• **Brief**
No pictures go into the copy. Write out exactly the lines below from the one containing "Recreate this image" through the one containing "Chart.register(...registerables);".

(Records with drawing code)

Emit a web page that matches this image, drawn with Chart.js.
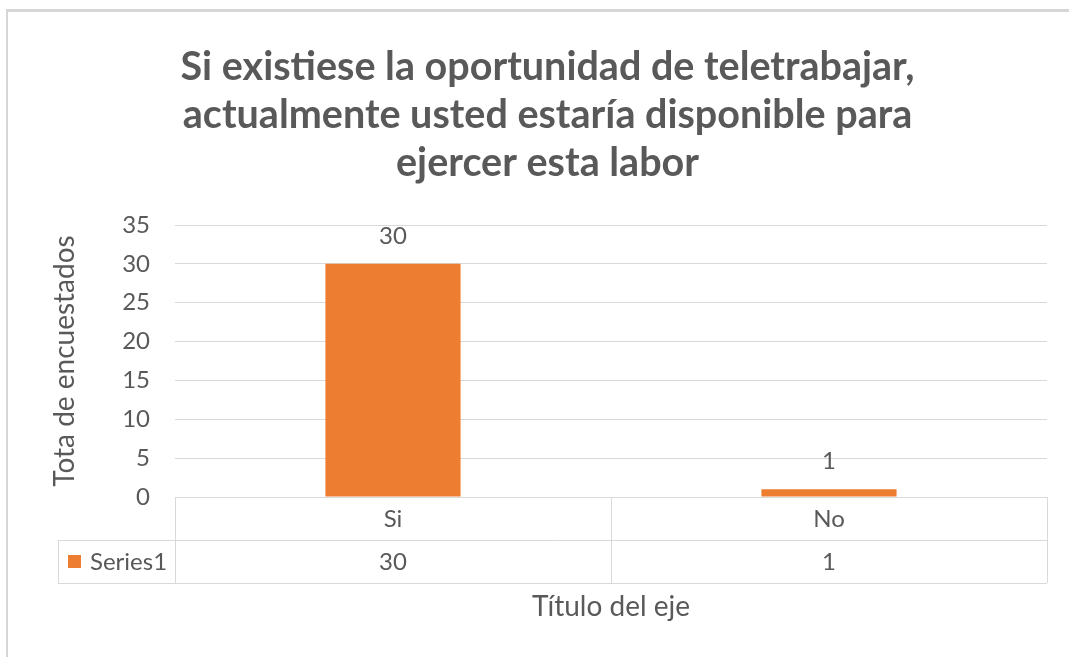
<!DOCTYPE html>
<html>
<head>
<meta charset="utf-8">
<script src="https://cdn.jsdelivr.net/npm/chart.js@4"></script>
<style>
  html, body { margin: 0; padding: 0; background: #fff; }
  #wrap { width: 1069px; height: 657px; position: relative; }
</style>
</head>
<body>
<div id="wrap"><canvas id="myChart" width="1069" height="657"></canvas></div>
<script>
// data
var categories = ["Si", "No"];
var seriesName = "Series1";
var seriesValues = [30, 1];
var yTicks = [0, 5, 10, 15, 20, 25, 30, 35];
var titleLines = [
    "Si existiese la oportunidad de teletrabajar,",
    "actualmente usted estaría disponible para",
    "ejercer esta labor"
];
var yTitle = "Tota de encuestados";
var xTitle = "Título del eje";

var orange = "#ED7D31";
var grey = "#595959";
var lineGrey = "#d9d9d9";
var fontName = "Lato, 'Open Sans', sans-serif";

// outer frame (top + left edge, like the screenshot)
var framePlugin = {
    id: "frame",
    beforeDraw: function (chart) {
        var ctx = chart.ctx;
        ctx.save();
        ctx.fillStyle = "#fff";
        ctx.fillRect(0, 0, chart.width, chart.height);
        ctx.fillStyle = "#d6d6d6";
        ctx.fillRect(6, 9, chart.width - 6, 3);
        ctx.fillRect(6, 9, 2, chart.height - 9);
        ctx.restore();
    }
};

// value labels above the bars
var labelPlugin = {
    id: "barLabels",
    afterDatasetsDraw: function (chart) {
        var ctx = chart.ctx;
        var meta = chart.getDatasetMeta(0);
        ctx.save();
        ctx.font = "24px " + fontName;
        ctx.fillStyle = grey;
        ctx.textAlign = "center";
        ctx.textBaseline = "alphabetic";
        meta.data.forEach(function (bar, i) {
            ctx.fillText(String(seriesValues[i]), bar.x, bar.y - 20);
        });
        ctx.restore();
    }
};

// data table under the plot (Excel style)
var tablePlugin = {
    id: "dataTable",
    afterDraw: function (chart) {
        var ctx = chart.ctx;
        var area = chart.chartArea;
        var xs = chart.scales.x;
        var rowH = 43;
        var top = area.bottom;
        var mid = top + rowH;
        var bot = mid + rowH;
        var keyLeft = 58;
        var step = (area.right - area.left) / categories.length;

        ctx.save();
        ctx.strokeStyle = lineGrey;
        ctx.lineWidth = 1;
        ctx.beginPath();
        // horizontals
        ctx.moveTo(area.left, top + 0.5); ctx.lineTo(area.right, top + 0.5);
        ctx.moveTo(keyLeft, mid + 0.5); ctx.lineTo(area.right, mid + 0.5);
        ctx.moveTo(keyLeft, bot + 0.5); ctx.lineTo(area.right, bot + 0.5);
        // verticals
        for (var i = 0; i <= categories.length; i++) {
            var vx = Math.round(area.left + step * i) + 0.5;
            ctx.moveTo(vx, top); ctx.lineTo(vx, bot);
        }
        ctx.moveTo(keyLeft + 0.5, mid); ctx.lineTo(keyLeft + 0.5, bot);
        ctx.stroke();

        // values row
        ctx.font = "24px " + fontName;
        ctx.fillStyle = grey;
        ctx.textAlign = "center";
        ctx.textBaseline = "middle";
        seriesValues.forEach(function (v, i) {
            ctx.fillText(String(v), xs.getPixelForValue(i), mid + rowH / 2 + 1);
        });

        // legend key
        ctx.fillStyle = orange;
        ctx.fillRect(68, mid + 15, 13, 13);
        ctx.fillStyle = grey;
        ctx.textAlign = "left";
        ctx.fillText(seriesName, 90, mid + rowH / 2 + 1);
        ctx.restore();
    }
};

var ctx = document.getElementById("myChart").getContext("2d");
new Chart(ctx, {
    type: "bar",
    data: {
        labels: categories,
        datasets: [
            {
                label: seriesName,
                data: seriesValues,
                backgroundColor: orange,
                borderWidth: 0,
                barPercentage: 0.31,
                categoryPercentage: 1
            }
        ]
    },
    options: {
        responsive: false,
        animation: false,
        devicePixelRatio: 1,
        // left padding shifts the chart title right, y axis width makes up for it
        layout: { padding: { left: 48, right: 22, top: 0, bottom: 0 } },
        plugins: {
            legend: { display: false },
            tooltip: { enabled: false },
            title: {
                display: true,
                text: titleLines,
                color: grey,
                font: { family: fontName, size: 39.5, weight: "bold", lineHeight: 48 / 39.5 },
                padding: { top: 43, bottom: 38 }
            }
        },
        scales: {
            x: {
                grid: { display: false, drawTicks: false },
                border: { display: true, color: lineGrey },
                ticks: {
                    color: grey,
                    padding: 8,
                    font: { family: fontName, size: 24 }
                },
                title: {
                    display: true,
                    text: xTitle,
                    color: grey,
                    font: { family: fontName, size: 28 },
                    padding: { top: 0, bottom: 33 }
                },
                afterFit: function (scale) { scale.height = 160; }
            },
            y: {
                min: 0,
                max: yTicks[yTicks.length - 1],
                afterBuildTicks: function (scale) {
                    scale.ticks = yTicks.map(function (v) { return { value: v }; });
                },
                grid: { color: lineGrey, drawTicks: false },
                border: { display: false },
                ticks: {
                    color: grey,
                    padding: 25,
                    font: { family: fontName, size: 24 }
                },
                title: {
                    display: true,
                    text: yTitle,
                    color: grey,
                    font: { family: fontName, size: 28 },
                    padding: { top: 0, bottom: 0 }
                },
                afterFit: function (scale) { scale.width = 127; }
            }
        }
    },
    plugins: [framePlugin, labelPlugin, tablePlugin]
});
</script>
</body>
</html>
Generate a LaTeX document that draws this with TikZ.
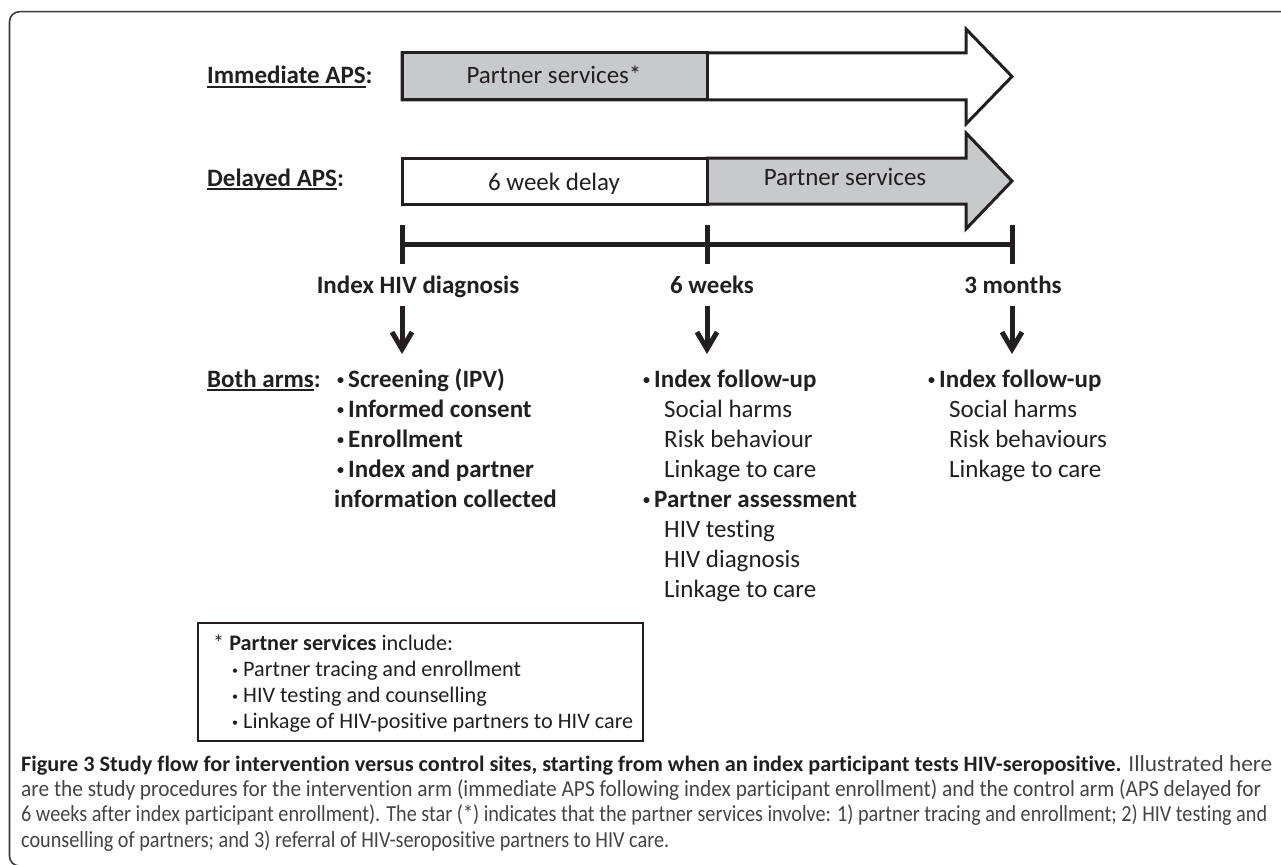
\documentclass[tikz,border=0pt]{standalone}
\usepackage{fontspec}
\setmainfont{Carlito}[Ligatures=NoCommon]
\usepackage{xcolor}
\usepackage{graphicx}
\definecolor{ink}{HTML}{231F20}
\definecolor{psgray}{HTML}{C8C9CB}
\definecolor{capgray}{HTML}{444444}
\definecolor{framegray}{HTML}{3A3A3A}
\usetikzlibrary{arrows.meta}
\newcommand{\ulbox}[1]{\leavevmode\setbox0\hbox{#1}\rlap{\rule[-4pt]{\wd0}{2pt}}\box0}
\newcommand{\itembul}{\makebox[15pt][l]{\hspace{4pt}\raisebox{2.5pt}{\fontsize{14}{14}\selectfont\textbullet}}}
\newcommand{\notebul}{\makebox[12pt][l]{\hspace{1pt}\raisebox{2pt}{\fontsize{12}{12}\selectfont\textbullet}}}
\newcommand{\capline}[2]{\resizebox{#1}{\height}{#2}}

\begin{document}
\begin{tikzpicture}[x=1pt,y=-1pt,
  txt/.style={font=\fontsize{25}{30}\selectfont, text=ink, inner sep=0pt, anchor=base west},
  txtb/.style={txt, font=\fontsize{25}{30}\selectfont\bfseries},
  midtxt/.style={txt, anchor=base},
  midtxtb/.style={txtb, anchor=base},
  notetxt/.style={font=\fontsize{22.2}{26}\selectfont, text=ink, inner sep=0pt, anchor=base west},
  captxt/.style={font=\fontsize{23}{25}\selectfont, text=capgray, inner sep=0pt, anchor=base west},
  bar/.style={draw=ink, line width=3pt, line join=miter},
  tl/.style={draw=ink, line width=5pt},
  down/.style={draw=ink, line width=5pt, -{Straight Barb[length=17pt,width=20pt]}}]
\useasboundingbox (0,0) rectangle (1281,864);
\draw[framegray, line width=1.6pt, rounded corners=10pt] (9.5,11.7) rectangle (1300,866);

% arms
\node[txtb] (imm) at (207,84) {\ulbox{Immediate APS}:};
\node[txtb] (del) at (207,186) {\ulbox{Delayed APS}:};

\draw[bar, fill=white] (402,53) -- (966,53) -- (966,29) -- (1012,76.5) -- (966,124) -- (966,100) -- (402,100) -- cycle;
\draw[bar, fill=psgray] (402,53) rectangle (707,100);
\node[midtxt] (ps1) at (554,84) {Partner services*};

\draw[bar, fill=psgray] (707,158) -- (966,158) -- (966,133) -- (1012,181) -- (966,229) -- (966,204) -- (707,204) -- cycle;
\draw[bar, fill=white] (402,158) rectangle (707,204);
\node[midtxt] (wait) at (554,190) {6 week delay};
\node[midtxt] (ps2) at (845,185) {Partner services};

% timeline
\coordinate (t0) at (402,244);
\coordinate (t1) at (707,244);
\coordinate (t2) at (1012,244);
\draw[tl] (t0) -- (t2);
\foreach \n in {0,1,2}{
\draw[tl] (t\n) ++(0,-19) -- ++(0,39);
}
\node[midtxtb] (diag) at (418,293) {Index HIV diagnosis};
\node[midtxtb] (wk6) at (712,293) {6 weeks};
\node[midtxtb] (mo3) at (1013,293) {3 months};

\foreach \n/\x in {0/402,1/707,2/1012}{
\coordinate (a\n) at (\x,306);
\coordinate (b\n) at (\x,354);
\draw[down] (a\n) -- (b\n);
}

% both arms
\node[txtb] (both) at (207,387) {\ulbox{Both arms}:};
\foreach \t [count=\i] in {Screening (IPV),Informed consent,Enrollment,Index and partner}{
\node[txtb] (l\i) at (333,357+30*\i) {\itembul\t};
}
\node[txtb] (l5) at (334,507) {information collected};

% 6 weeks
\node[txtb] (m1) at (639,387) {\itembul Index follow-up};
\foreach \t [count=\i] in {Social harms,Risk behaviour,Linkage to care}{
\node[txt] (ma\i) at (664,387+30*\i) {\t};
}
\node[txtb] (m2) at (639,507) {\itembul Partner assessment};
\foreach \t [count=\i] in {HIV testing,HIV diagnosis,Linkage to care}{
\node[txt] (mb\i) at (664,507+30*\i) {\t};
}

% 3 months
\node[txtb] (r1) at (924,387) {\itembul Index follow-up};
\foreach \t [count=\i] in {Social harms,Risk behaviours,Linkage to care}{
\node[txt] (ra\i) at (949,387+30*\i) {\t};
}

% footnote
\draw[draw=ink, line width=1.5pt] (198,623) rectangle (643,741);
\node[notetxt] (n0) at (213,650) {* \textbf{Partner services} include:};
\foreach \t [count=\i] in {Partner tracing and enrollment,HIV testing and counselling,Linkage of HIV-positive partners to HIV care}{
\node[notetxt] (n\i) at (231,650+26*\i) {\notebul\t};
}

% caption
\node[captxt] (c1) at (21,771) {\capline{1251pt}{\textcolor{ink}{\fontsize{22}{25}\selectfont\bfseries Figure 3 Study flow for intervention versus control sites, starting from when an index participant tests HIV-seropositive.} Illustrated here}};
\node[captxt] (c2) at (21,796) {\capline{1240pt}{are the study procedures for the intervention arm (immediate APS following index participant enrollment) and the control arm (APS delayed for}};
\node[captxt] (c3) at (21,821) {\capline{1246pt}{6 weeks after index participant enrollment). The star (*) indicates that the partner services involve: 1) partner tracing and enrollment; 2) HIV testing and}};
\node[captxt] (c4) at (21,847) {\capline{648pt}{counselling of partners; and 3) referral of HIV-seropositive partners to HIV care.}};
\end{tikzpicture}
\end{document}
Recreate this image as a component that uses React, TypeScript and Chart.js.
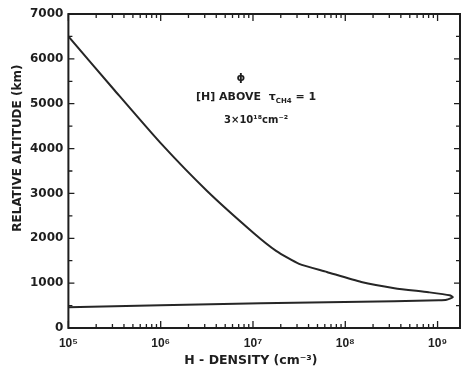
import React, { useEffect, useRef } from "react";
import { Chart, registerables } from "chart.js";

Chart.register(...registerables);

// H-density (cm^-3) along the curve, upper branch then lower branch
const density = [
  1e5, 3.16e5, 1e6, 3.16e6, 1e7, 1.78e7, 3.16e7, 6.31e7, 1.49e8,
  3.41e8, 7.98e8, 1.35e9, 1.46e9, 1.25e9, 1.03e9, 3.41e8, 1.22e7, 1e6, 1e5,
];
// Relative altitude (km)
const altitude = [
  6500, 5300, 4120, 3060, 2130, 1720, 1430, 1250, 1025,
  888, 797, 730, 685, 629, 618, 596, 551, 507, 462,
];
const xTickValues = [1e5, 1e6, 1e7, 1e8, 1e9];
const xTickLabels = ["10⁵", "10⁶", "10⁷", "10⁸", "10⁹"];
const yMajorTicks = [0, 1000, 2000, 3000, 4000, 5000, 6000, 7000];
const yMinorTicks = [500, 1500, 2500, 3500, 4500, 5500, 6500];
const xTitle = "H - DENSITY (cm⁻³)";
const yTitle = "RELATIVE ALTITUDE (km)";
const noteSymbol = "ϕ";
const noteLine1 = "[H] ABOVE  τ";
const noteSub = "CH4";
const noteEq = " = 1";
const noteLine2 = "3×10¹⁸cm⁻²";

const INK = "#1e1e1e";
const DV = "'DejaVu Sans', sans-serif";
const LS = "'Liberation Sans', Arial, sans-serif";

const framePlugin = {
  id: "frame",
  afterDraw(chart: any) {
    const { ctx, chartArea: a, scales } = chart;
    const xs = scales.x;
    const ys = scales.y;
    ctx.save();
    ctx.strokeStyle = INK;
    ctx.lineWidth = 2;
    ctx.strokeRect(a.left, a.top, a.right - a.left, a.bottom - a.top);
    ctx.lineWidth = 1.3;
    ctx.beginPath();
    const yTick = (v: number, len: number) => {
      const p = ys.getPixelForValue(v);
      ctx.moveTo(a.left, p);
      ctx.lineTo(a.left + len, p);
      ctx.moveTo(a.right, p);
      ctx.lineTo(a.right - len, p);
    };
    yMajorTicks.forEach((v) => yTick(v, 6));
    yMinorTicks.forEach((v) => yTick(v, 4));
    const xTick = (v: number, len: number) => {
      const p = xs.getPixelForValue(v);
      if (p < a.left || p > a.right) return;
      ctx.moveTo(p, a.bottom);
      ctx.lineTo(p, a.bottom - len);
      ctx.moveTo(p, a.top);
      ctx.lineTo(p, a.top + len);
    };
    xTickValues.forEach((d) => {
      xTick(d, 7);
      for (let m = 2; m <= 9; m++) xTick(d * m, 4);
    });
    ctx.stroke();

    ctx.fillStyle = INK;
    ctx.textBaseline = "middle";
    ctx.textAlign = "center";

    // axis titles
    ctx.font = `bold 12.5px ${DV}`;
    ctx.fillText(xTitle, xs.getPixelForValue(9.5e6), a.bottom + 33);
    ctx.save();
    ctx.translate(a.left - 51, ys.getPixelForValue(4010));
    ctx.rotate(-Math.PI / 2);
    ctx.font = `bold 12px ${DV}`;
    ctx.fillText(yTitle, 0, 0);
    ctx.restore();

    // annotation
    const cx = xs.getPixelForValue(1.08e7);
    ctx.font = `bold 11px ${DV}`;
    ctx.fillText(noteSymbol, xs.getPixelForValue(7.4e6), ys.getPixelForValue(5572));
    const l1y = ys.getPixelForValue(5148);
    ctx.font = `bold 11px ${DV}`;
    const w1 = ctx.measureText(noteLine1).width;
    ctx.font = `bold 7px ${DV}`;
    const ws = ctx.measureText(noteSub).width;
    ctx.font = `bold 11px ${DV}`;
    const we = ctx.measureText(noteEq).width;
    const x0 = cx - (w1 + ws + we) / 2;
    ctx.textAlign = "left";
    ctx.fillText(noteLine1, x0, l1y);
    ctx.font = `bold 7px ${DV}`;
    ctx.fillText(noteSub, x0 + w1, l1y + 4);
    ctx.font = `bold 11px ${DV}`;
    ctx.fillText(noteEq, x0 + w1 + ws, l1y);
    ctx.textAlign = "center";
    ctx.font = `bold 10px ${DV}`;
    ctx.fillText(noteLine2, cx, ys.getPixelForValue(4635));
    ctx.restore();
  },
};

export default function App() {
  const ref = useRef<HTMLCanvasElement>(null);
  useEffect(() => {
    if (!ref.current) return;
    const chart = new Chart(ref.current, {
      type: "scatter",
      data: {
        datasets: [
          {
            data: density.map((d, i) => ({ x: d, y: altitude[i] })),
            showLine: true,
            borderColor: "#262626",
            borderWidth: 2,
            pointRadius: 0,
            tension: 0.2,
          },
        ],
      },
      options: {
        animation: false,
        responsive: false,
        layout: { padding: { left: 25, right: 1, top: 14, bottom: 8.6 } },
        plugins: { legend: { display: false }, tooltip: { enabled: false } },
        scales: {
          x: {
            type: "logarithmic",
            min: 1e5,
            max: 1.75e9,
            grid: { display: false, drawTicks: false },
            border: { display: false },
            afterBuildTicks: (s: any) => {
              s.ticks = xTickValues.map((v) => ({ value: v }));
            },
            ticks: {
              autoSkip: false,
              maxRotation: 0,
              padding: 8,
              color: INK,
              font: { family: LS, weight: "bold", size: 12 },
              callback: (v: any) => {
                const i = xTickValues.indexOf(Number(v));
                return i >= 0 ? xTickLabels[i] : "";
              },
            },
          },
          y: {
            min: 0,
            max: 7000,
            grid: { display: false, drawTicks: false },
            border: { display: false },
            afterBuildTicks: (s: any) => {
              s.ticks = yMajorTicks.map((v) => ({ value: v }));
            },
            ticks: {
              padding: 5,
              color: INK,
              font: { family: DV, weight: "bold", size: 12 },
              callback: (v: any) => String(v),
            },
          },
        },
      },
      plugins: [framePlugin],
    });
    return () => chart.destroy();
  }, []);
  return (
    <div style={{ position: "absolute", left: 0, top: 0, width: 461, height: 367, background: "#fff" }}>
      <canvas ref={ref} width={461} height={367} style={{ display: "block" }} />
    </div>
  );
}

• **Full solution**
Recreate this image as a component that uses React, TypeScript and Chart.js.
import React, { useEffect, useRef } from "react";
import { Chart, registerables } from "chart.js";

Chart.register(...registerables);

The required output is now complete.